No? They've added like a handful of cosmetics for your overworld in the 8 YEARS since launch? Like not even a single new level huh???

Anyway this game is okay. The asking price is too much for how few levels there are.

Excited to see where this one goes but finding the current early access build more frustrating than fun. The gunplay feels incredible and is a blast to play though, but you only spend maybe a third of your time doing that. The other two thirds is spent wandering around samey looking environments looking for a button you didn't notice or doing very mediocre puzzles. Please let me enjoy the actual core of this game. Gonna check back in closer to 1.0.

It's like Slay the Spire but a little bit simpler and pirate themed. On Android to get more playable characters it's kinda grindy. It's pretty good though.

Outside of some very minor gripes with ways that updates/monetization has been used (seriously why all these world tour cosmetics please add actual costumes and color palettes) I have absolutely no complaints about this game. It's the perfect fighting game in my book. A great single-player campaign, stellar online play with fast matchmaking and a wide variety of skill in the userbase. The modern mode finally let me get to the core of what makes Street Fighter fun in a way I've never felt able to and being able to use Modern controls online with no restrictions is fantastic. It's visually great, the whole cast (besides Lily) are winners. It's great!!

This one was a surprise to me. Really underrated. It's a simple mostly text-based RPG with some dark fantasy lore that's kinda fun.
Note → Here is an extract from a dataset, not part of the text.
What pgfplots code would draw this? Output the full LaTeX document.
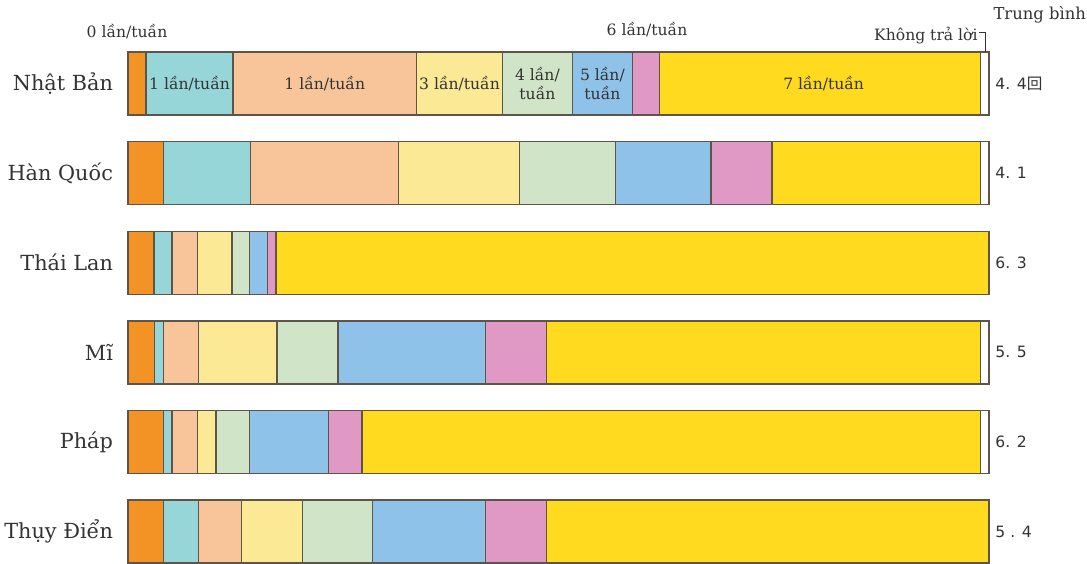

Totally free and only opting-in to ads or paying a small one-time fee to remove them. It's really cool. Definitely going to be moving to the prequel and after that excited to play the sequel that's currently in development. Would really recommend this.

A really fun dlc, but really lacking compared to the previous Octo Expansion or Splatoon 3's own campaign both in terms of content and storytelling. Seeing Nintendo take a swing at a rougelite gamemode is really interesting though.

I actually played this when it was brand new because I thought it looked like some mindless action RPG fun but found it to be so unstable and bogged down in game-as-a-service bull that I ended up refunding it. Turns out while I was away the publisher let the whole game die and just gave up one it. This is usually where a game like this would just vanish but these devs did something really admirable. They took back their game and totally reworked it into a normal-ass video game!

It's still just a generic mediocre action RPG but I never really needed it to be anything but that. The way this game has transformed though really speaks to how monetization and live service integration is ruining so many games. This game should have been lost forever but instead there's actually something pretty fun here. I'm having a good time just running around doing some serviceable action combat and picking up loot and exploring a decently sized open world. It's good!

I really hope we see more free2play bombs go this route.

I've only put in a handful of hours, but I feel like it's a real shame this game seems so unnoticed by the larger gaming space. Tower Unite fills a similar niche to games like VRChat but it does it with all these highly polished minigames and coop experiences that are really fun. For how cheap this game is, you're functionally getting a social hub, a full Super Monkey Ball game, a great arena shooter, a full arcade simulator, a full casino simulaor, a full mini-golf game, and tons of more compact but still very worthwhile games. It's really cool. It reminds me of spending time of websites like Club Penguin or Neopets back in the day. Going between talking to random people to playing minigames and buying stuff to customize my space. It's nostalgic. Highly recommend.

Really clever mix of Slay The Spire style deckbuilding and a word-building game like Scrabble. Outside of not using the crank for much, it's a perfect playdate game. It's really tough, but feels fair.

It's a perfect minigame. Really funny, easy to play. Definitely going to be my go-to demo game for Playdate.